When a drama has finished, the curtain falls, and as the orchestra plays some popular air the audience makes its way to the street, talking for a few moments of the characters and the scenes, but shutting out from mind, with the falling of the curtain, the happiness and the pain which was depicted by moving characters who but represented a story of man’s imaginative mind. Not so with this.
No curtain can be drawn and the stage remains ever before them. They have it now as a desolate picture to gaze upon, and they will have it forever, wander where they will upon this earth’s surface. No curtain can force it from the mind, and no effort can efface it from the tablets of memory. Many of the actors in this great drama are not here.
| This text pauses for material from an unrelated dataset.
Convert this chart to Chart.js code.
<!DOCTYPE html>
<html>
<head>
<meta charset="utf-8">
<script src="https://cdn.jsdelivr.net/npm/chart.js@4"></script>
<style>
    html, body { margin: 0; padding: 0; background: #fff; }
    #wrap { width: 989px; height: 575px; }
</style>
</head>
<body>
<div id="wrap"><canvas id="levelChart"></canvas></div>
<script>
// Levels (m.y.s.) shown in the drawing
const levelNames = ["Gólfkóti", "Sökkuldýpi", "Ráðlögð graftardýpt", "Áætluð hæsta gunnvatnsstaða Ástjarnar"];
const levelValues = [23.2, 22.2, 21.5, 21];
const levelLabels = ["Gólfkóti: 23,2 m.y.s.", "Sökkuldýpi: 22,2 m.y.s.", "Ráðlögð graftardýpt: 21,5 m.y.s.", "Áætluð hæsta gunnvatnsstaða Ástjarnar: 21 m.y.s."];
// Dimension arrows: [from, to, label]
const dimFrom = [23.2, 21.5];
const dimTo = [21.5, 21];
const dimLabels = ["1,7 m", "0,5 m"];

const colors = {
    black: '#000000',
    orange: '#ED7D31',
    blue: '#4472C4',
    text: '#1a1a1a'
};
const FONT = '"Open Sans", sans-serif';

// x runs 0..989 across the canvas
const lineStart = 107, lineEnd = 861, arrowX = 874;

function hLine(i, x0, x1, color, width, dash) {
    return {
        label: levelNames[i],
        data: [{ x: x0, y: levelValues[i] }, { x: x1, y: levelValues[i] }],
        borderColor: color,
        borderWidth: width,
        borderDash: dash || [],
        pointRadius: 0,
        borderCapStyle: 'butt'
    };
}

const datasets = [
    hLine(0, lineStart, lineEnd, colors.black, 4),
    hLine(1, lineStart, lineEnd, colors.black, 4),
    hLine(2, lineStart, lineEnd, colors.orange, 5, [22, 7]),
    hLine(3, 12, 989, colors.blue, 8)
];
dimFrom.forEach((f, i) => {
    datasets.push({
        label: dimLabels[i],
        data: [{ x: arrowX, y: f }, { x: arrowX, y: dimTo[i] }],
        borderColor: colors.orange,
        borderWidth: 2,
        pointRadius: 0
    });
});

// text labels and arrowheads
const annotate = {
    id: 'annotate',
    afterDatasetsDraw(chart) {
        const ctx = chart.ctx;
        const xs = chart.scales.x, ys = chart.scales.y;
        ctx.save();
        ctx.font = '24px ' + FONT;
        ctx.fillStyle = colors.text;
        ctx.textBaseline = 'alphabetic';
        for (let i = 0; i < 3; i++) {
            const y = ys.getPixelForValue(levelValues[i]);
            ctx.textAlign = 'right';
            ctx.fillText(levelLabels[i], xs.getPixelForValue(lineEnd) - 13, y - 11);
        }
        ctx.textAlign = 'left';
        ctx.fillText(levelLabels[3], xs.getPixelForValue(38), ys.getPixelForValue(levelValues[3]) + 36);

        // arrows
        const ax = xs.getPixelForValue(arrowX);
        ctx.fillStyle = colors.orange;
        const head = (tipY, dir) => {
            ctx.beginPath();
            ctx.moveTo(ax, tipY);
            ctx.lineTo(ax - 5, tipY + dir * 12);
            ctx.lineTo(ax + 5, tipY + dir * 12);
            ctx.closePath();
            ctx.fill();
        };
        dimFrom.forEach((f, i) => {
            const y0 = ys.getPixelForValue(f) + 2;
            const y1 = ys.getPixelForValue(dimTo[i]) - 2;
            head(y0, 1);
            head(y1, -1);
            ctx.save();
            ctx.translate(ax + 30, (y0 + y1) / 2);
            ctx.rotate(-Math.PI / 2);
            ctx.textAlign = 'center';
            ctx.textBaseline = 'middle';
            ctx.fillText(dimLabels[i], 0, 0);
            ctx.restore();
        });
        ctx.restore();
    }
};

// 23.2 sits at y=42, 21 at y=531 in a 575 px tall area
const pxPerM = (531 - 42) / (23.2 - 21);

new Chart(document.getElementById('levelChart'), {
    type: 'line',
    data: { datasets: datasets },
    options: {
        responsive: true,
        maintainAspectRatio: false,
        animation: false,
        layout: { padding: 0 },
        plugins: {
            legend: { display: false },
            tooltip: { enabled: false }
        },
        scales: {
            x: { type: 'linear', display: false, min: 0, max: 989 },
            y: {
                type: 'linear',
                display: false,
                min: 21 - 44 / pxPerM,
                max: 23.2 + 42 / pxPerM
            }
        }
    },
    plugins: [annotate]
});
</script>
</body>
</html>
Some of them yet remain, and their stories are stranger than fiction which Jules Verne or Dumas have written.
Amid the smoke of battle, when men meet men in armed conflict, and thousands fall beneath the leaden hail, there is time taken to make a trench and consign to a resting place the bodies of the fallen thousands, and the chaplain has his moment to ask a merciful God to receive His own. Not so with this. No trench can be made for those people who have been found where the angry waters threw them up, where the falling timbers caught them, or where they are floating on the waters of a waved lashed shore.
QUICK WORK NEEDED.
They are disposed of, not as humanity would direct, or as sentiment dictates, but as necessity demands, and it is not with the accompaniment of a clergyman’s prayer, or the simple words of the man of the cloth, that “God has given and God has taken away, blessed be the name of the Lord; earth to earth, dust to dust and ashes to ashes.” Bodies have been consigned to that element which destroyed the vitality of the material—the water and the waves which came from the storm tossed Gulf of Mexico to invade the portion of land which nature set aside for the habitation of man.
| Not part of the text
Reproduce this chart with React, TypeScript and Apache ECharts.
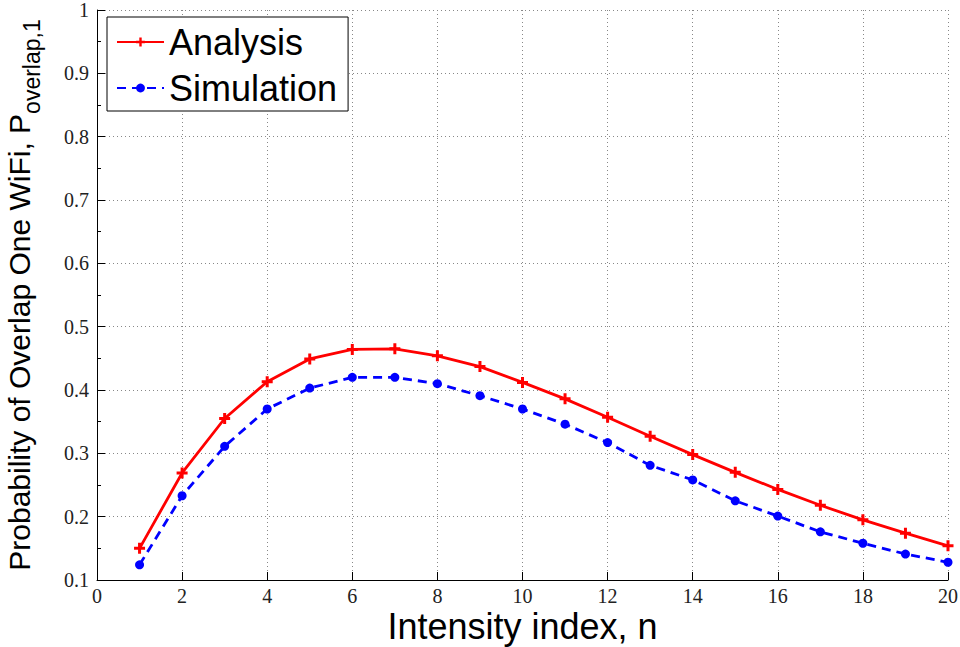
import React, { useEffect, useRef } from "react";
import * as echarts from "echarts";

const intensityIndex = [1, 2, 3, 4, 5, 6, 7, 8, 9, 10, 11, 12, 13, 14, 15, 16, 17, 18, 19, 20];
const analysisValues = [0.150, 0.269, 0.355, 0.413, 0.449, 0.464, 0.465, 0.454, 0.437, 0.412, 0.386, 0.357, 0.327, 0.298, 0.270, 0.243, 0.218, 0.195, 0.174, 0.154];
const simulationValues = [0.124, 0.233, 0.311, 0.370, 0.403, 0.420, 0.420, 0.410, 0.391, 0.370, 0.346, 0.317, 0.281, 0.258, 0.225, 0.201, 0.176, 0.158, 0.141, 0.128];

const seriesNames = ["Analysis", "Simulation"];
const xAxisTitle = "Intensity index, n";
const yAxisTitleMain = "Probability of Overlap One WiFi, P";
const yAxisTitleSub = "overlap,1";

const plusPath = "path://M4,0H7V4H11V7H7V11H4V7H0V4H4Z";

export default function App() {
  const ref = useRef<HTMLDivElement>(null);
  useEffect(() => {
    if (!ref.current) return;
    const chart = echarts.init(ref.current, undefined, { renderer: "svg" });
    const serif = "Liberation Serif";
    const sans = "Liberation Sans";
    chart.setOption({
      animation: false,
      backgroundColor: "#ffffff",
      grid: {
        left: 97,
        right: 12,
        top: 10,
        bottom: 67,
        containLabel: false,
        outerBoundsMode: "none",
      },
      legend: {
        orient: "vertical",
        left: 107,
        top: 17,
        padding: [7, 11, 5, 9],
        itemGap: 10,
        itemWidth: 47,
        itemHeight: 11,
        backgroundColor: "#ffffff",
        borderColor: "#000000",
        borderWidth: 1,
        borderRadius: 0,
        textStyle: { fontSize: 36, fontFamily: sans, color: "#000" },
        data: seriesNames,
      },
      xAxis: {
        type: "value",
        min: 0,
        max: 20,
        interval: 2,
        name: xAxisTitle,
        nameLocation: "middle",
        nameGap: 31,
        nameMoveOverlap: false,
        nameTextStyle: { fontSize: 36, fontFamily: sans, color: "#000", lineHeight: 30 },
        axisLine: { show: true, onZero: false, lineStyle: { color: "#000", width: 1 } },
        axisTick: { show: true, inside: true, length: 8, lineStyle: { color: "#000" } },
        axisLabel: { fontSize: 20, fontFamily: serif, color: "#222", margin: 7, lineHeight: 18 },
        splitLine: { show: true, lineStyle: { color: "#888", type: [1, 3], width: 1 } },
      },
      yAxis: {
        type: "value",
        min: 0.1,
        max: 1,
        interval: 0.1,
        name: "{a|" + yAxisTitleMain + "}{b|" + yAxisTitleSub + "}",
        nameLocation: "middle",
        nameRotate: 90,
        nameGap: 54,
        nameMoveOverlap: false,
        nameTextStyle: {
          fontFamily: sans,
          color: "#000",
          rich: {
            a: { fontSize: 30, fontFamily: sans, color: "#000", verticalAlign: "top" },
            b: { fontSize: 23, fontFamily: sans, color: "#000", verticalAlign: "bottom", lineHeight: 39 },
          },
        },
        axisLine: { show: true, onZero: false, lineStyle: { color: "#000", width: 1 } },
        axisTick: { show: true, inside: true, length: 8, lineStyle: { color: "#000" } },
        minorTick: { show: true, splitNumber: 2, length: 4, lineStyle: { color: "#000" } },
        axisLabel: { fontSize: 20, fontFamily: serif, color: "#222", margin: 8 },
        splitLine: { show: true, lineStyle: { color: "#888", type: [1, 3], width: 1 } },
      },
      series: [
        {
          name: seriesNames[0],
          type: "line",
          data: intensityIndex.map((n, i) => [n, analysisValues[i]]),
          symbol: plusPath,
          symbolSize: 11,
          showAllSymbol: true,
          lineStyle: { color: "#ff0000", width: 2.8 },
          itemStyle: { color: "#ff0000" },
          z: 3,
        },
        {
          name: seriesNames[1],
          type: "line",
          data: intensityIndex.map((n, i) => [n, simulationValues[i]]),
          symbol: "circle",
          symbolSize: 9,
          showAllSymbol: true,
          lineStyle: { color: "#0000ff", width: 2.8, type: [9, 6] },
          itemStyle: { color: "#0000ff" },
          z: 2,
        },
      ],
    });
    return () => chart.dispose();
  }, []);
  return (
    <div
      ref={ref}
      style={{ position: "fixed", left: 0, top: 0, width: 960, height: 647, background: "#fff" }}
    />
  );
}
This could not be continued for long. The conception of man’s mind, which first suggested this disposition, proved to be wise judgment in the first emergency, but nature’s laws prevented a continuance of the plan, and it became necessary to turn to a quicker and more convenient method, as the decomposition which fast began a destruction of the mortal, rendered handling impossible. Cremation was then resorted to, and without the facilities of science to assist, the destruction of the remains was affected by using burning debris, upon the places where the corpses were found.
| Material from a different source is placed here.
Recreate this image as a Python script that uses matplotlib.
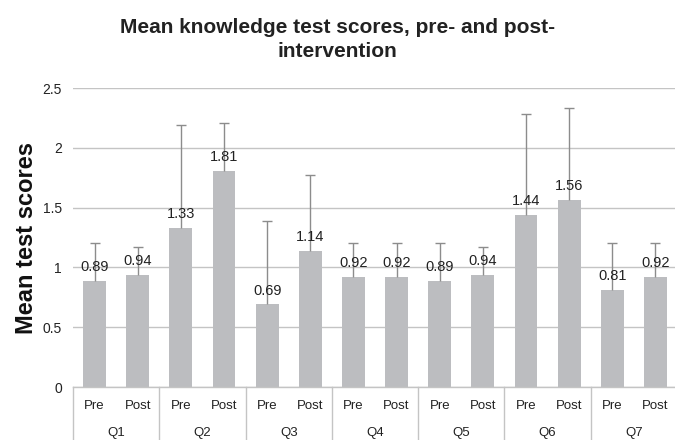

Humanity may think this is terrible and sentiment may revolt at this story, but that humanity and that sentiment is not to be found in Galveston. Here the people have thrown aside custom and formalities, all men are equal and that equality extends throughout the whole city. No custom of dress, no formality of appearance and no false modesty enters into one’s mind. Men and women cover their nakedness with what they can procure from neighbors, from friends or from the relief committee or what perchance was saved from the wreckage of their own homes, and they proceed with the work of looking after their own, their friends and their neighbors, as necessity demands. All people are neighbors here and all have a common interest.
NEW CHART OF BAY NEEDED.
A phenomenal thing has occurred in the bay. There are now bars there which have never before been seen. They are across from the Twenty-fifth street wharf and from the Twentieth street wharf. There may be others, but these two long ridges of sand have been noticed by the observing men who know the bay front as well as they know anything, and it is possible that when the water is sounded quite a number of these will be found in various places. It may require a new chart of the bay to determine the damage, and until this is done the greatest care must be exercised in moving about the harbor.
Those who live away from here will have an idea of the wreckage when it is stated that within an area bounded by Thirteenth street on the west, the end of the island on the east, the Gulf on the south and Broadway on the north, there is not a standing house. Between Broadway and Postoffice street and between Thirteenth street and the end of the island there is not a house standing. In the territory south of avenue K and east Tremont street all the way to the Denver resurvey there is not a house standing. There are other portions of the city which are in a similar condition, but it is impossible to tell them now.